Rust’s lifetime types are challenging, but they bring a capability I miss all the time in other languages.

Assumed audience: Software developers who want (or at least are willing!) to understand a bit more about how Rust’s making ownership explicit can genuinely change what is possible to understand about a piece of software.

I’ve spent a large chunk of the last year thinking about memory, and in particular memory leaks, in JavaScript applications. In talking with a friend just now about a project he’s working on, I was asking whether and how he’d managed to avoid reference cycles in a particular chunk of the code. It turns out: there absolutely are cycles in that code, just as there were in the memory leak I spent 6 months slowly chasing down a year ago. Whether the cycles in my friend’s code will result in leaks is an open question, and he’ll need to do some pretty careful tuning and checking to avoid those leaks.

I noted to him — 

I assume you’re thinking about that, but it’s annoyingly hard to reason about in almost any language that isn’t Rust.

Because: Rust makes it possible to reason about this in a way that no other language I’m familiar with does. The famously difficult learning curve associated with lifetimes and ownership, enforced by the borrow checker — 

The famously difficult learning curve associated with lifetimes and ownership, enforced by the borrow checker, is a matter of making something explicit which is usually left implicit in mainstream programming languages. When writing a program in JavaScript or Java, most of the time memory cycles don’t come up. When they do, you just” figure out how to introduce a weak reference — literally a WeakReference in Java or WeakRef in JavaScript, or the higher-level weak primitives built on them. The same goes for Swift, C, etc.

In Rust, lifetimes and ownership are front and center. You cannot avoid thinking about them for very long. JavaScript (or TypeScript) will happily let you write a mutually-recursive data structure like a doubly-linked list:

class Node {
  prev?: Node;
  next?: Node;

  constructor({ prev, next } = {}) {
    this.prev = prev;
    this.next = next;
  }
}

// We have a cycle!
let a = new Node();
let b = new Node({ prev: a });
a.next = b;

Here’s a relatively naïve direct translation of that code into Rust:

struct Node< {
    prev: Option<Box<Node>>,
    next: Option<Box<Node>>,
}

impl Node {
    fn new(prev: Option<Box<Node>>, next: Option<Box<Node>>) -> Node {
        Node {
            prev,
            next
        }
    }
}

fn main() {
    let mut a = Node::new(None, None);
    let mut b = Node::new(Some(Box::new(a)), None);
    a.next = Some(Box::new(b));
}

Rust… will simply reject this outright.1 The cycles that could (and all too often do) result in memory leaks in the JavaScript code are not even possible in Rust.

On the one hand, that might seem annoying. This is, for good reason, the canonical example of a thing that is impossible to write in safe Rust without some tricky bits of indirection. (For example, and of course the canonical writeup.) Unlike in the JavaScript example — or a Java or C++ example you could write just as easily — where the ownership and lifetimes of these items are totally implicit, Rust tracks them with as types, checked by the compiler, and the compiler rejects this cycle where two items own each other.

The cycle is fine right up until you want to mutate one of them.
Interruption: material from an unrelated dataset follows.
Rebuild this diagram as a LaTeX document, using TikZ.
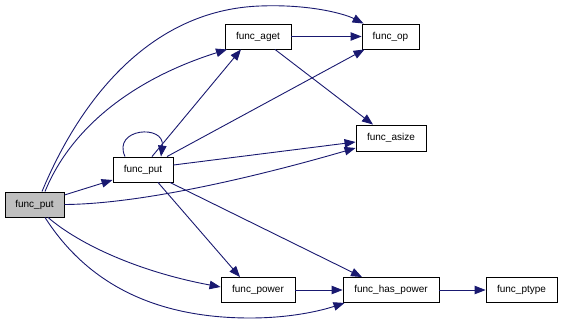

Shared mutable state == bugs. Sometimes just” logical bugs; but sometimes serious memory safety bugs, especially data races. Thus, on the other hand, this annoyance” about Rust is actually preventing really, really serious issues. Issues of the sort that cost me months hunting them down — in far gnarlier JavaScript code in late 2021 – early 2022.

Again, lifetimes and ownership are present in basically every mainstream programming language, but because they’re implicit, it’s hard to learn to reason about them. Rust makes you reason about them, the same way jQuery made you learn higher-order functions.
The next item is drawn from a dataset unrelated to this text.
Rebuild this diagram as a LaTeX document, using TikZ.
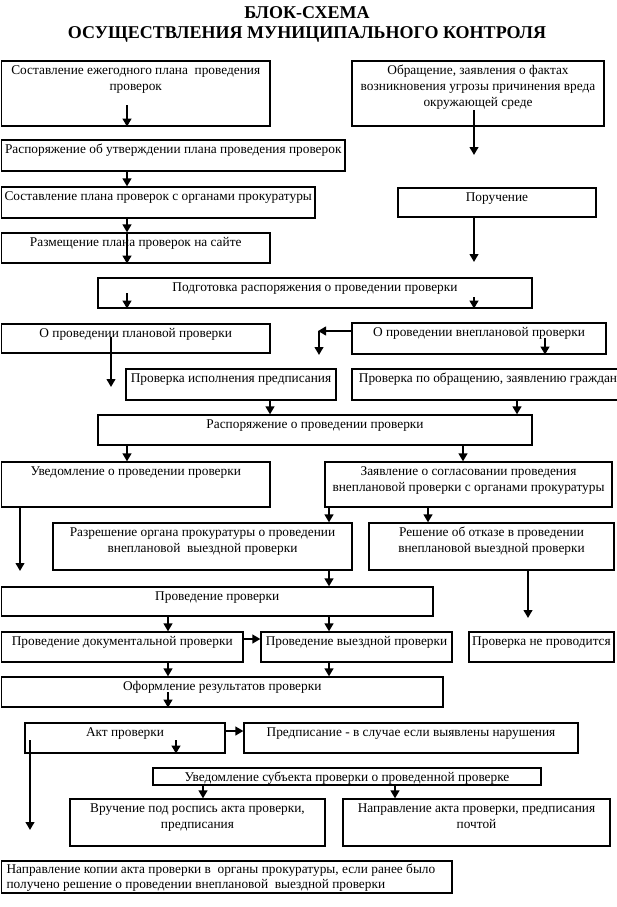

But, to return to the start of the post, it also gives you an incredibly useful capability. All your opportunities for memory cycles are: (1) explicit in the code and/or (2) checked by the compiler. In JavaScript or Java or any other mainstream garbage-collected language, if you want to reason about the memory semantics of a given piece of code, the answer is roughly: Good luck, have fun manually tracing through this code and looking at heap dumps and memory profiles.” The same goes for C or C++ (yes, even modern C++ with smart pointers) or even Zig or Odin.

On balance, I think it makes a lot of sense to just use garbage collection for many, perhaps even a majority, of use cases in programming. Particularly for application” code. But when you really need to care about things like reference cycles and the possibility of memory leaks, Rust’s explicitness is not just a nice-to-have: it is literally the only mainstream language which makes it possible to reason about them explicitly in the code.


Notes

  1. It points out that you’re trying to mutate a.next after handing a to b, violating the single owner principle at the root of Rust’s memory safety guarantees. ↩︎